Lt. Tamatha Villar, who supervises the region’s deputies, says the open-door overtime program was launched after Saddlebrooke residents spoke up two years ago about a problem with burglaries and vandalism in the sprawling, upscale community of 3,500 homes.
She said that the outbreak of crime was tamped down but the permissive policy for racking up overtime to patrol the Saddlebrooke community continued long after the crime rate had leveled.
“Given our current economic status, the best decision economically was to suspend that detail,” Villar said of the continuing coverage.
The overtime program was canceled Dec. 1, less than a month after Sheriff Chris Vasquez was defeated in his bid for re-election. Chief Deputy Jeff Kirkham approached Villar and told her to shut it down, she said.
Kirkham did not return phone calls for comment on this story.
Sheriff-elect Paul Babeu said the overtime program has served as a political tool for Vasquez since he defeated competitor Bob Ingulli in 2006. The election showed that Vasquez’s popularity with voters lagged in the Saddlebrooke area and the overtime program put more deputies on the street in a region that is chronically understaffed, he said.
Vasquez’s program was considered a success by the community, Villar said. Officers in the Saddlebrooke substation have received thanks from satisfied residents who previously didn’t have the Pinal County Sheriff’s Office on their radar.
However, Babeu said the program was easily manipulated, expensive and one of the top financial problems to solve in a department he will head at the beginning of the year.
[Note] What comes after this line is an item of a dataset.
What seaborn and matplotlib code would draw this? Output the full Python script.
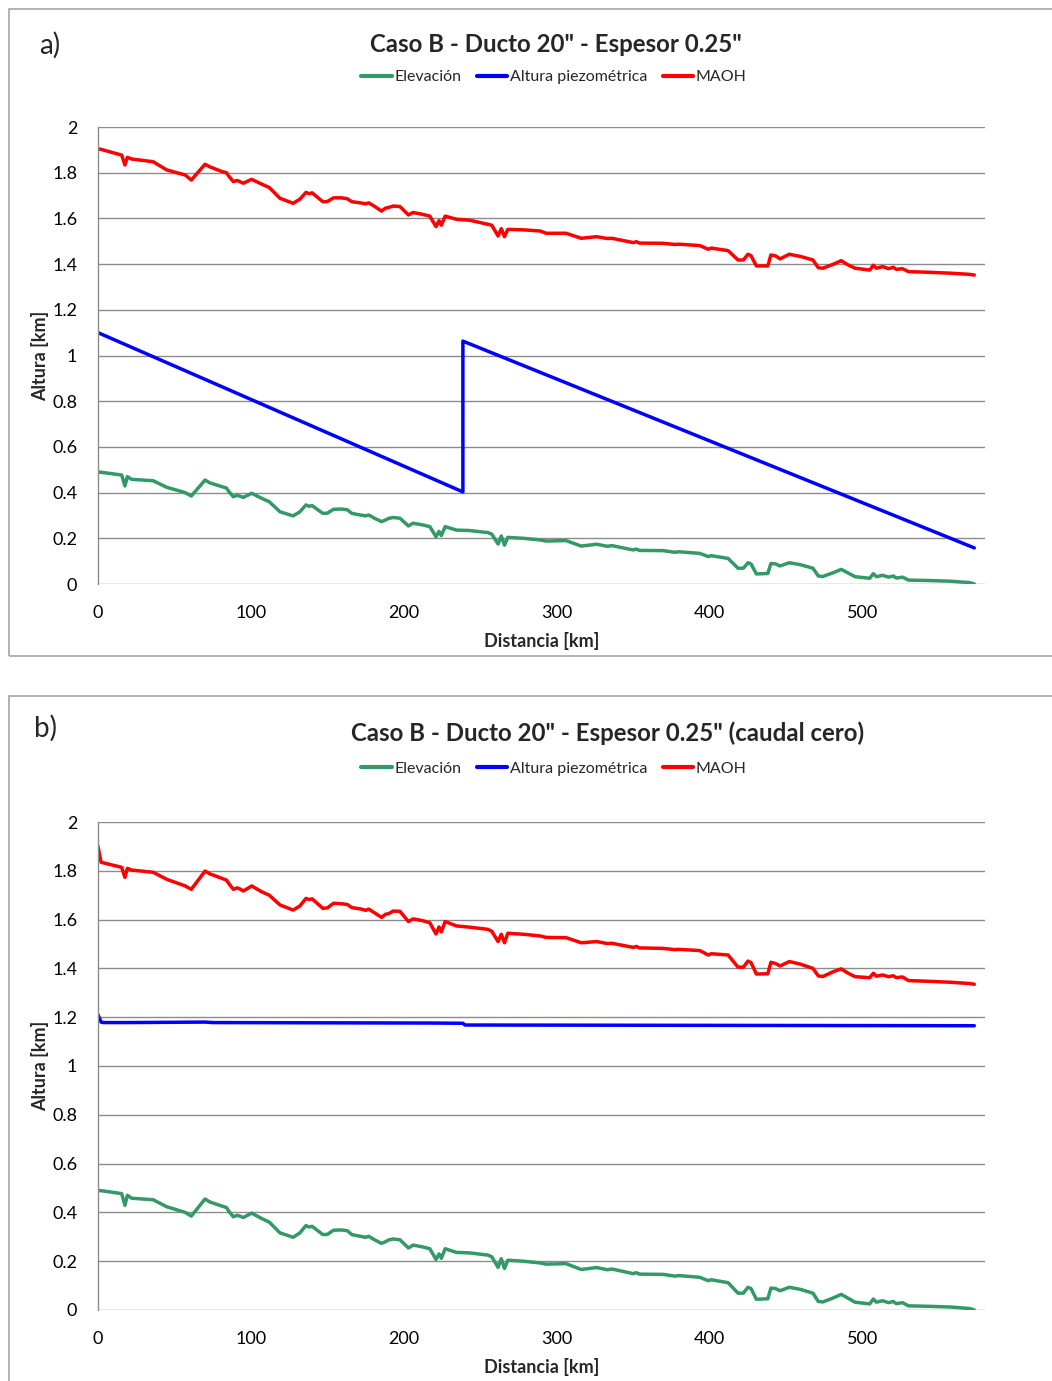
import matplotlib
matplotlib.use("Agg")
import matplotlib.pyplot as plt
import seaborn as sns
from matplotlib.ticker import FuncFormatter, MultipleLocator
from matplotlib.lines import Line2D
from matplotlib.patches import Rectangle

# Pipeline profile: distance along the route [km]
distance_km = [0, 2, 15.5, 17.6, 19.2, 22, 36, 45, 57, 61, 70, 73, 81, 84, 85.5, 88.5,
               91, 93, 95, 100.5, 107, 112, 119, 127.6, 132, 136, 138, 140, 147, 150,
               154, 159, 163, 166, 171.5, 175, 177, 181, 185.4, 188, 190, 193, 197.4,
               203, 206, 212, 217, 221, 223, 224.5, 227, 234.4, 243, 255, 257.5, 261.6,
               263.7, 265.8, 268, 278, 289, 293, 306, 316, 326, 333, 336, 350, 352, 354,
               369.5, 377, 380, 393.5, 399, 401, 412, 418.5, 422, 425, 427, 430.5, 438,
               440, 443, 446, 452, 459, 467.5, 471, 474, 481, 486, 490, 495, 504.6, 507,
               509, 513, 517, 520, 522, 526, 530, 544, 558, 570, 573]

# Ground elevation [km]
elevation_km = [0.49, 0.489, 0.477, 0.429, 0.47, 0.458, 0.452, 0.423, 0.40, 0.385, 0.455,
                0.443, 0.426, 0.42, 0.405, 0.382, 0.388, 0.384, 0.379, 0.397, 0.375, 0.36,
                0.316, 0.298, 0.316, 0.346, 0.340, 0.343, 0.309, 0.310, 0.327, 0.328, 0.325,
                0.309, 0.302, 0.298, 0.302, 0.287, 0.273, 0.28, 0.287, 0.291, 0.288, 0.254,
                0.266, 0.259, 0.251, 0.207, 0.23, 0.212, 0.251, 0.236, 0.234, 0.225, 0.218,
                0.175, 0.21, 0.17, 0.204, 0.2, 0.193, 0.188, 0.19, 0.166, 0.174, 0.165,
                0.168, 0.149, 0.153, 0.147, 0.146, 0.139, 0.141, 0.134, 0.12, 0.124, 0.112,
                0.069, 0.069, 0.093, 0.088, 0.044, 0.046, 0.09, 0.088, 0.079, 0.093, 0.085,
                0.069, 0.035, 0.033, 0.05, 0.064, 0.05, 0.032, 0.025, 0.045, 0.032, 0.038,
                0.03, 0.035, 0.026, 0.03, 0.017, 0.015, 0.012, 0.006, 0.0]

# Maximum allowable operating head, nominal flow case [km]
maoh_a_km = [1.905, 1.902, 1.877, 1.834, 1.867, 1.86, 1.848, 1.812, 1.79, 1.768, 1.837,
             1.826, 1.805, 1.80, 1.785, 1.761, 1.766, 1.76, 1.754, 1.771, 1.75, 1.735,
             1.688, 1.666, 1.684, 1.714, 1.708, 1.712, 1.673, 1.674, 1.69, 1.69, 1.686,
             1.673, 1.668, 1.664, 1.668, 1.652, 1.632, 1.645, 1.648, 1.654, 1.652, 1.615,
             1.626, 1.618, 1.61, 1.564, 1.59, 1.57, 1.61, 1.596, 1.592, 1.574, 1.57,
             1.523, 1.555, 1.52, 1.552, 1.55, 1.545, 1.535, 1.535, 1.513, 1.52, 1.512,
             1.513, 1.494, 1.498, 1.492, 1.491, 1.486, 1.487, 1.481, 1.465, 1.47, 1.459,
             1.418, 1.418, 1.443, 1.437, 1.392, 1.392, 1.44, 1.436, 1.423, 1.443, 1.434,
             1.418, 1.384, 1.382, 1.40, 1.415, 1.398, 1.382, 1.374, 1.395, 1.382, 1.389,
             1.38, 1.386, 1.377, 1.38, 1.367, 1.364, 1.36, 1.355, 1.352]

# Maximum allowable operating head, zero flow case [km]
maoh_b_km = [1.90, 1.835, 1.814, 1.773, 1.81, 1.803, 1.794, 1.765, 1.738, 1.724, 1.799,
             1.788, 1.769, 1.762, 1.748, 1.724, 1.73, 1.725, 1.717, 1.738, 1.714, 1.70,
             1.66, 1.639, 1.656, 1.687, 1.682, 1.685, 1.646, 1.648, 1.667, 1.665, 1.662,
             1.649, 1.644, 1.638, 1.643, 1.627, 1.609, 1.622, 1.624, 1.635, 1.634, 1.592,
             1.603, 1.596, 1.587, 1.541, 1.57, 1.55, 1.592, 1.574, 1.569, 1.56, 1.552,
             1.51, 1.54, 1.505, 1.544, 1.54, 1.533, 1.527, 1.526, 1.505, 1.51, 1.502,
             1.503, 1.486, 1.49, 1.484, 1.482, 1.477, 1.478, 1.473, 1.455, 1.46, 1.455,
             1.405, 1.405, 1.43, 1.424, 1.377, 1.378, 1.425, 1.42, 1.41, 1.428, 1.418,
             1.40, 1.369, 1.367, 1.387, 1.398, 1.382, 1.366, 1.362, 1.38, 1.368, 1.373,
             1.366, 1.37, 1.362, 1.365, 1.35, 1.347, 1.343, 1.338, 1.335]

# Hydraulic grade line, nominal flow (pump station at 238.6 km)
piezo_a_dist = [0, 238.6, 238.6, 573]
piezo_a_km = [1.10, 0.403, 1.063, 0.158]

# Hydraulic grade line, zero flow
piezo_b_dist = [0, 2, 3.5, 20, 70, 75, 220, 238.6, 240, 573]
piezo_b_km = [1.21, 1.18, 1.178, 1.178, 1.18, 1.178, 1.176, 1.175, 1.168, 1.165]

series_labels = ["Elevación", "Altura piezométrica", "MAOH"]
panel_titles = ['Caso B - Ducto 20" - Espesor 0.25"',
                'Caso B - Ducto 20" - Espesor 0.25" (caudal cero)']
panel_tags = ["a)", "b)"]

GREEN = "#339966"
BLUE = "#0000FF"
RED = "#FF0000"
GRID = "#8C8C8C"
FRAME = "#A6A6A6"

sns.set_style("white")
plt.rcParams["font.family"] = ["Lato", "DejaVu Sans"]

W, H = 1052, 1381
fig = plt.figure(figsize=(W / 100, H / 100), dpi=100)


def fx(px):
    return px / W


def fy(py):
    return 1 - py / H


def draw_panel(ax, maoh, pz_x, pz_y):
    lw = 2.5
    sns.lineplot(x=distance_km, y=elevation_km, ax=ax, color=GREEN, linewidth=lw,
                 estimator=None, sort=False, legend=False)
    sns.lineplot(x=pz_x, y=pz_y, ax=ax, color=BLUE, linewidth=lw,
                 estimator=None, sort=False, legend=False)
    sns.lineplot(x=distance_km, y=maoh, ax=ax, color=RED, linewidth=lw,
                 estimator=None, sort=False, legend=False)
    ax.set_xlim(0, 580)
    ax.set_ylim(0, 2)
    ax.yaxis.set_major_locator(MultipleLocator(0.2))
    ax.yaxis.set_major_formatter(FuncFormatter(lambda v, p: f"{v:g}"))
    ax.set_xticks([0, 100, 200, 300, 400, 500])
    ax.grid(axis="y", color=GRID, linewidth=1.0)
    ax.set_axisbelow(True)
    for s in ["top", "right", "bottom"]:
        ax.spines[s].set_visible(False)
    ax.spines["left"].set_color(GRID)
    ax.spines["left"].set_linewidth(1.0)
    ax.tick_params(axis="both", colors=GRID, labelcolor="black", labelsize=13,
                   length=5, width=1.0, direction="out")
    ax.tick_params(axis="x", pad=10)
    ax.tick_params(axis="y", pad=10)
    ax.set_xlabel("Distancia [km]", fontsize=13, fontweight="bold", labelpad=8)
    ax.set_ylabel("Altura [km]", fontsize=13, fontweight="bold", labelpad=2)


handles = [Line2D([], [], color=c, linewidth=3) for c in (GREEN, BLUE, RED)]

# Panel a
ax_a = fig.add_axes([fx(98), fy(584), fx(985) - fx(98), fy(127) - fy(584)])
draw_panel(ax_a, maoh_a_km, piezo_a_dist, piezo_a_km)
# Panel b
ax_b = fig.add_axes([fx(98), fy(1310), fx(985) - fx(98), fy(822) - fy(1310)])
draw_panel(ax_b, maoh_b_km, piezo_b_dist, piezo_b_km)

# Frames, titles, legends
for top, bottom, title, title_x, title_y, leg_y in [
        (9, 656, panel_titles[0], 556, 45, 77),
        (696, 1390, panel_titles[1], 608, 733, 769)]:
    fig.patches.append(Rectangle((fx(9), fy(bottom)), 1.2, fy(top) - fy(bottom),
                                 transform=fig.transFigure, fill=False,
                                 edgecolor=FRAME, linewidth=1.2))
    fig.text(fx(title_x), fy(title_y), title, ha="center", va="center",
             fontsize=17.3, fontweight="bold")
    fig.legend(handles, series_labels, loc="center", ncol=3,
               bbox_to_anchor=(fx(554), fy(leg_y)), frameon=False, fontsize=11.5,
               handlelength=1.9, handletextpad=0.15, columnspacing=1.0)

fig.text(fx(39), fy(45), panel_tags[0], ha="left", va="center", fontsize=20)
fig.text(fx(34), fy(728), panel_tags[1], ha="left", va="center", fontsize=20)

fig.savefig("out.png", dpi=100)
“Clearly to have this program run all the way through the election was a mismanagement of resources and of taxpayer money,” he said. “That’s obvious because they ended it on Dec. 1.”
Region 2, which covers the communities of Saddlebrooke, San Manuel, Kearny, Dudleyville and Eagle Crest, has fewer deputies than the three other regions in the county.
It is missing an entire patrol unit of approximately six deputies, Villar said. Before the program was suspended, the bare-bones staffing in the region allowed deputies from all over the county to patrol it by working overtime — which is equal to time-and-a half of their hourly wage. A Pinal County sheriff’s deputy makes between $48,000 and $62,000 annually, according to their Web site.
Vasquez defended his department’s decision to start the “high-intensity” patrol after Saddlebrooke residents were the victims of graffiti that damaged thousands of dollars worth of property.
“(Region 2 deputies) are being more proactive to ensure that crime does not increase over there,” Vasquez said. “We hit harder in the beginning and now we pulled back.”
The sheriff’s records indicate that the overtime hours were mostly spent to fill shifts left empty because of a lack of deputies.
The other three regions spent at least twice as much as Region 2 on “active” overtime that required deputies to stay on for serious law enforcement issues, such as killings, rape and other violent crimes, the documents show.
Vasquez’s region model is designed to cover large areas, which can no longer work for the county because of its booming population, Babeu said. As the region’s deputies are burdened with the requirement of being first responders to all emergencies over a larger area with a smaller staff, Region Two deserves a new format, according to Babeu. Region 2 is vast, covering more than 1,700 square miles. A restructuring could drastically reduce the need for excessive overtime, Babeu said.
“It provided tens of thousands of dollars to deputies at a time when our government has less money and citizens are looking to pay their bills and eke out a living,” he said.